## Data block
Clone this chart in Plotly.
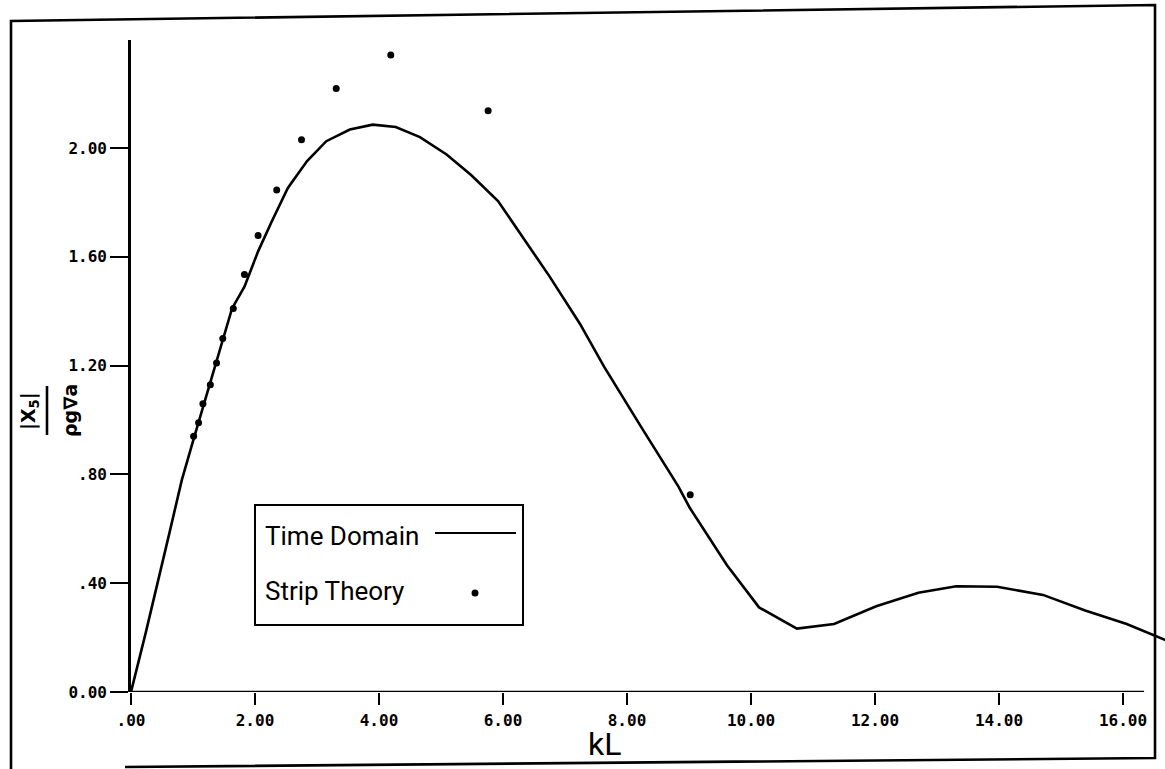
import plotly.graph_objects as go

# ---------------- data ----------------
kL_time = [0.0, 0.24, 0.62, 0.82, 1.01, 1.19, 1.38, 1.63, 1.83, 2.05, 2.27, 2.53, 2.84,
           3.15, 3.53, 3.90, 4.27, 4.66, 5.09, 5.49, 5.92, 6.39, 6.75, 7.24, 7.63,
           8.23, 8.83, 9.01, 9.61, 10.13, 10.74, 11.34, 12.02, 12.70, 13.31, 13.97,
           14.71, 15.39, 16.06, 16.80]
x5_time = [0.0, 0.22, 0.585, 0.78, 0.93, 1.07, 1.21, 1.41, 1.49, 1.62, 1.73, 1.853, 1.952,
           2.025, 2.068, 2.086, 2.077, 2.04, 1.976, 1.90, 1.805, 1.65, 1.528, 1.354, 1.196,
           0.974, 0.755, 0.678, 0.467, 0.311, 0.233, 0.25, 0.315, 0.365, 0.389, 0.387,
           0.357, 0.30, 0.25, 0.18]

kL_strip = [1.01, 1.09, 1.16, 1.28, 1.38, 1.48, 1.65, 1.83, 2.05, 2.35, 2.75, 3.31,
            4.19, 5.76, 9.02]
x5_strip = [0.94, 0.99, 1.06, 1.13, 1.21, 1.30, 1.41, 1.535, 1.678, 1.846, 2.03, 2.219,
            2.342, 2.137, 0.725]

x_ticks = [0, 2, 4, 6, 8, 10, 12, 14, 16]
x_tick_labels = [".00", "2.00", "4.00", "6.00", "8.00", "10.00", "12.00", "14.00", "16.00"]
y_ticks = [0, 0.4, 0.8, 1.2, 1.6, 2.0]
y_tick_labels = ["0.00", ".40", ".80", "1.20", "1.60", "2.00"]

legend_names = ["Time Domain", "Strip Theory"]
x_title = "kL"
y_num = "|X<sub>5</sub>|"
y_den = "ρg∇a"

# ---------------- geometry ----------------
W, H = 1165, 769
L, R, T, B = 131, 0, 40, 77
PX_PER_X = 62.0
PX_PER_Y = 272.0
XMAX = (W - L - R) / PX_PER_X
YMAX = (H - T - B) / PX_PER_Y
X_AXIS_END = 16.34


def px(x):
    return (x - L) / (W - L - R)


def py(y):
    return (H - B - y) / (H - T - B)


TICKFONT = dict(family="DejaVu Sans Mono", size=16, color="black", weight="bold")
NARROW = "Roboto, Liberation Sans Narrow, sans-serif"

fig = go.Figure()
fig.add_trace(go.Scatter(x=kL_time, y=x5_time, mode="lines", name=legend_names[0],
                         line=dict(color="black", width=2.6), showlegend=False))
fig.add_trace(go.Scatter(x=kL_strip, y=x5_strip, mode="markers", name=legend_names[1],
                         marker=dict(color="black", size=7), showlegend=False))

shapes = []
# x axis line (ends before the right edge)
shapes.append(dict(type="line", xref="x", yref="y", x0=0, x1=X_AXIS_END, y0=0, y1=0,
                   line=dict(color="black", width=2.4)))
# fraction bar of y title
shapes.append(dict(type="line", xref="paper", yref="paper", x0=px(47), x1=px(47),
                   y0=py(386), y1=py(435), line=dict(color="black", width=2.6)))
# legend box
shapes.append(dict(type="rect", xref="paper", yref="paper", x0=px(255), x1=px(523),
                   y0=py(625), y1=py(505), line=dict(color="black", width=2)))
# legend line sample
shapes.append(dict(type="line", xref="paper", yref="paper", x0=px(435), x1=px(516),
                   y0=py(533), y1=py(533), line=dict(color="black", width=2)))
# legend dot sample
shapes.append(dict(type="circle", xref="paper", yref="paper", x0=px(471.5), x1=px(478.5),
                   y0=py(596.5), y1=py(589.5), fillcolor="black", line=dict(color="black", width=0)))
# outer frame (slightly skewed like the scan)
frame_path = "M {},{} L {},{} L {},{} L {},{} L {},{}".format(
    px(11), py(769), px(11), py(21), px(1155), py(5), px(1155), py(758), px(125), py(767))
shapes.append(dict(type="path", xref="paper", yref="paper", path=frame_path,
                   line=dict(color="black", width=2.6)))

annotations = [
    dict(text=x_title, x=px(604), y=py(744), xref="paper", yref="paper", showarrow=False,
         xanchor="center", yanchor="middle", font=dict(family=NARROW, size=32, color="black")),
    dict(text=legend_names[0], x=px(263), y=py(536), xref="paper", yref="paper", showarrow=False,
         xanchor="left", yanchor="middle", font=dict(family=NARROW, size=26, color="black")),
    dict(text=legend_names[1], x=px(263), y=py(591), xref="paper", yref="paper", showarrow=False,
         xanchor="left", yanchor="middle", font=dict(family=NARROW, size=26, color="black")),
    dict(text=y_num, x=px(30), y=py(411), xref="paper", yref="paper", showarrow=False,
         textangle=-90, xanchor="center", yanchor="middle",
         font=dict(family="DejaVu Sans", size=19, color="black", weight="bold")),
    dict(text=y_den, x=px(70), y=py(411), xref="paper", yref="paper", showarrow=False,
         textangle=-90, xanchor="center", yanchor="middle",
         font=dict(family="DejaVu Sans", size=19, color="black", weight="bold")),
]

fig.update_layout(
    width=W, height=H,
    margin=dict(l=L, r=R, t=T, b=B),
    paper_bgcolor="white", plot_bgcolor="white",
    shapes=shapes, annotations=annotations,
    xaxis=dict(range=[0, XMAX], showgrid=False, zeroline=False, showline=False,
               ticks="outside", ticklen=12, tickwidth=2, tickcolor="black",
               tickvals=x_ticks, ticktext=x_tick_labels, tickfont=TICKFONT,
               ticklabelstandoff=2),
    yaxis=dict(range=[0, YMAX], showgrid=False, zeroline=False, showline=True,
               linecolor="black", linewidth=2.6,
               ticks="outside", ticklen=18, tickwidth=2, tickcolor="black",
               tickvals=y_ticks, ticktext=y_tick_labels, tickfont=TICKFONT,
               ticklabelstandoff=0),
)

fig.write_html("out.html")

## What to produce
Write out exactly the opening lines of the data, stopping after the line that holds "import plotly.graph_objects as go". Exclude pictures.

## Written solution
Clone this chart in Plotly.
import plotly.graph_objects as go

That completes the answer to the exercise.